Big Money. College Athletes and the N.C.A.A.: A Timeline

The proposed $2.8 billion settlement announced last week between the N.C.A.A. and athletes in a class-action lawsuit would, if approved by a judge, allow schools to pay students directly for playing sports for the first time.

But it is only the latest chapter in the history of college sports involving wealth, the pursuit of elite talent and the issue of who gets to cash in. For more than a century, the question of how athletics fits into higher education has persisted, becoming more complicated as college sports have morphed into a multibillion-dollar business that serves as the public face of universities.

Here’s a look at what has changed over the years, and what hasn’t.

March 31, 1906

The N.C.A.A., then known as the Intercollegiate Athletic Association of the United States, is created. Part of its mission is to protect young athletes, amid an outcry over the number of deaths and injuries in football. Among the problems cited by the N.C.A.A.: “At the college level, hired players not enrolled in school often filled out rosters.”

March 1939

The N.C.A.A. holds a men’s basketball tournament organized by the National Association of Basketball Coaches in an effort to compete with the National Invitation Tournament, a prestigious tournament run by another group.
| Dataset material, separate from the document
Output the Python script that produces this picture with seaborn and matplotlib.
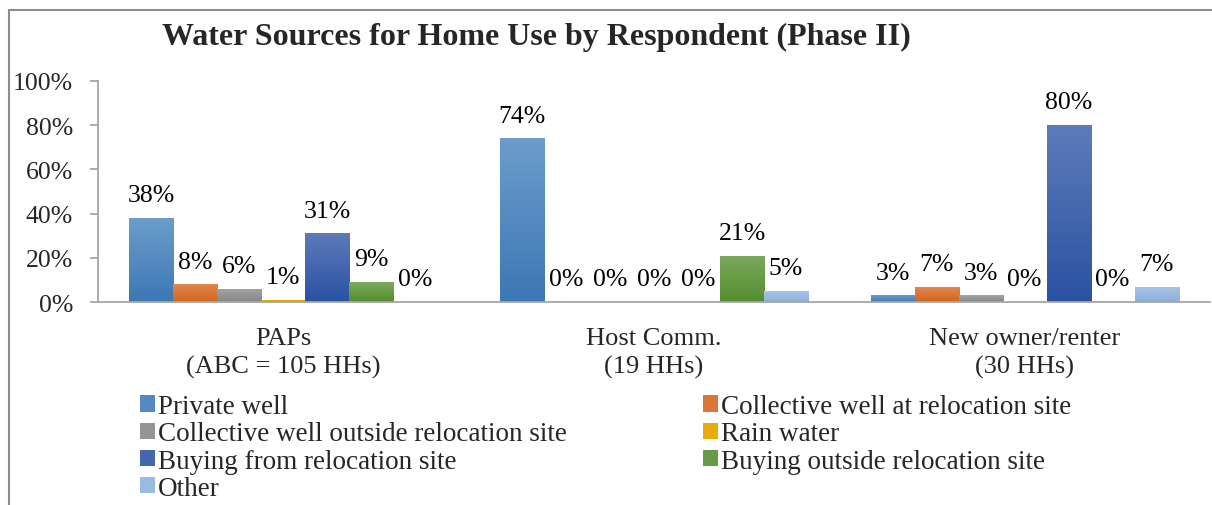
import numpy as np
import pandas as pd
import seaborn as sns
import matplotlib.pyplot as plt
from matplotlib.colors import to_rgb
from matplotlib.patches import Patch
from matplotlib.lines import Line2D

# data
groups = ["PAPs\n(ABC = 105 HHs)", "Host Comm.\n(19 HHs)", "New owner/renter\n(30 HHs)"]
sources = [
    "Private well",
    "Collective well at relocation site",
    "Collective well outside relocation site",
    "Rain water",
    "Buying from relocation site",
    "Buying outside relocation site",
    "Other",
]
private_well = [38, 74, 3]
collective_at = [8, 0, 7]
collective_outside = [6, 0, 3]
rain_water = [1, 0, 0]
buying_from = [31, 0, 80]
buying_outside = [9, 21, 0]
other = [0, 5, 7]

values = [private_well, collective_at, collective_outside, rain_water,
          buying_from, buying_outside, other]
df = pd.DataFrame(
    [(g, s, v[i]) for s, v in zip(sources, values) for i, g in enumerate(groups)],
    columns=["group", "source", "value"],
)

# gradient (top, bottom) per series, Excel style
grads = [
    ("#6C9CCC", "#3C78B4"),
    ("#E2874F", "#D1651E"),
    ("#A3A3A3", "#888888"),
    ("#F2B812", "#DDA000"),
    ("#5D7BBA", "#2A52A2"),
    ("#7AA95C", "#548E2E"),
    ("#A8C6E7", "#8CAFDB"),
]
mids = [tuple((np.array(to_rgb(a)) + np.array(to_rgb(b))) / 2) for a, b in grads]

sns.set_style("white")
plt.rcParams["font.family"] = ["Liberation Serif", "DejaVu Serif"]

W, H = 1212, 506
fig = plt.figure(figsize=(W / 100, H / 100), dpi=100)
ax = fig.add_axes([98 / W, 1 - 303 / H, (1210 - 98) / W, (303 - 82) / H])

sns.barplot(
    data=df, x="group", y="value", hue="source", order=groups, hue_order=sources,
    palette=mids, width=0.831, saturation=1, legend=False, ax=ax,
)

# vertical gradient in every bar
for cont, (top, bot) in zip(ax.containers, grads):
    t, b = np.array(to_rgb(top)), np.array(to_rgb(bot))
    f = np.linspace(0, 1, 64)[:, None, None]
    img = t * (1 - f) + b * f
    for bar in cont:
        x0, y0 = bar.get_xy()
        w, h = bar.get_width(), bar.get_height()
        if h <= 0:
            continue
        im = ax.imshow(img, extent=[x0, x0 + w, y0, y0 + h], aspect="auto",
                       zorder=bar.get_zorder() + 0.1, interpolation="bilinear")
        im.set_clip_path(bar)
    ax.bar_label(cont, labels=[f"{v:.0f}%" for v in cont.datavalues],
                 padding=8.5, fontsize=18.5, color="black")

ax.set_xlim(-0.5, 2.5)
ax.set_ylim(0, 100)
ax.set_yticks(np.arange(0, 101, 20))
ax.set_yticklabels([f"{v}%" for v in range(0, 101, 20)])
ax.set_xticks(range(3))
ax.set_xticklabels(groups, linespacing=1.36)
ax.set_xticks([-0.5, 0.5, 1.5, 2.5], minor=True)
ax.tick_params(axis="x", which="major", length=0, pad=18, labelsize=19)
ax.tick_params(axis="x", which="minor", length=6, width=1.3, color="#A6A6A6")
ax.tick_params(axis="y", length=6, width=1.3, color="#A6A6A6", pad=12, labelsize=18.5, left=True)
ax.set_xlabel("")
ax.set_ylabel("")
sns.despine(ax=ax)
for s in ["left", "bottom"]:
    ax.spines[s].set_color("#A6A6A6")
    ax.spines[s].set_linewidth(1.3)

fig.text(536 / W, 1 - 37 / H, "Water Sources for Home Use by Respondent (Phase II)",
         ha="center", va="center", fontsize=23, fontweight="bold")

# legend in two columns, Excel row order
handles = [Patch(facecolor=c, edgecolor="none") for c in mids]
cols = [[0, 2, 4, 6], [1, 3, 5]]
for xpix, idx in zip([140, 703], cols):
    fig.legend([handles[i] for i in idx], [sources[i] for i in idx],
               loc="upper left", bbox_to_anchor=(xpix / W, 1 - 395 / H),
               frameon=False, fontsize=19.5, borderpad=0, borderaxespad=0,
               handlelength=0.55, handleheight=0.55, handletextpad=0.12,
               labelspacing=0.085)

# chart border (left and top edges visible)
fig.add_artist(Line2D([9 / W, 9 / W], [0, 1 - 11 / H], transform=fig.transFigure,
                      color="#8C8C8C", lw=1.5))
fig.add_artist(Line2D([9 / W, 1], [1 - 11 / H, 1 - 11 / H], transform=fig.transFigure,
                      color="#8C8C8C", lw=1.5))

fig.savefig("out.png", dpi=100)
The new event, with eight teams, results in a net loss of $2,531. The next year, it makes a reported profit of about $9,500.

Jan. 10, 1948

The N.C.A.A. formally adopts principles of conduct known as the sanity code, strictly limiting financial assistance for athletes. The measures include a ban on scholarships in which athletic ability is the major factor. In calling on member schools to abide by the rules, the N.C.A.A. transitions from an advisory body to an organization with regulatory power.

Jan. 12, 1951

After criticism about loopholes and schools not following the rules, the N.C.A.A. drops the sanity code, returning control over athletes’ aid to conferences and individual schools.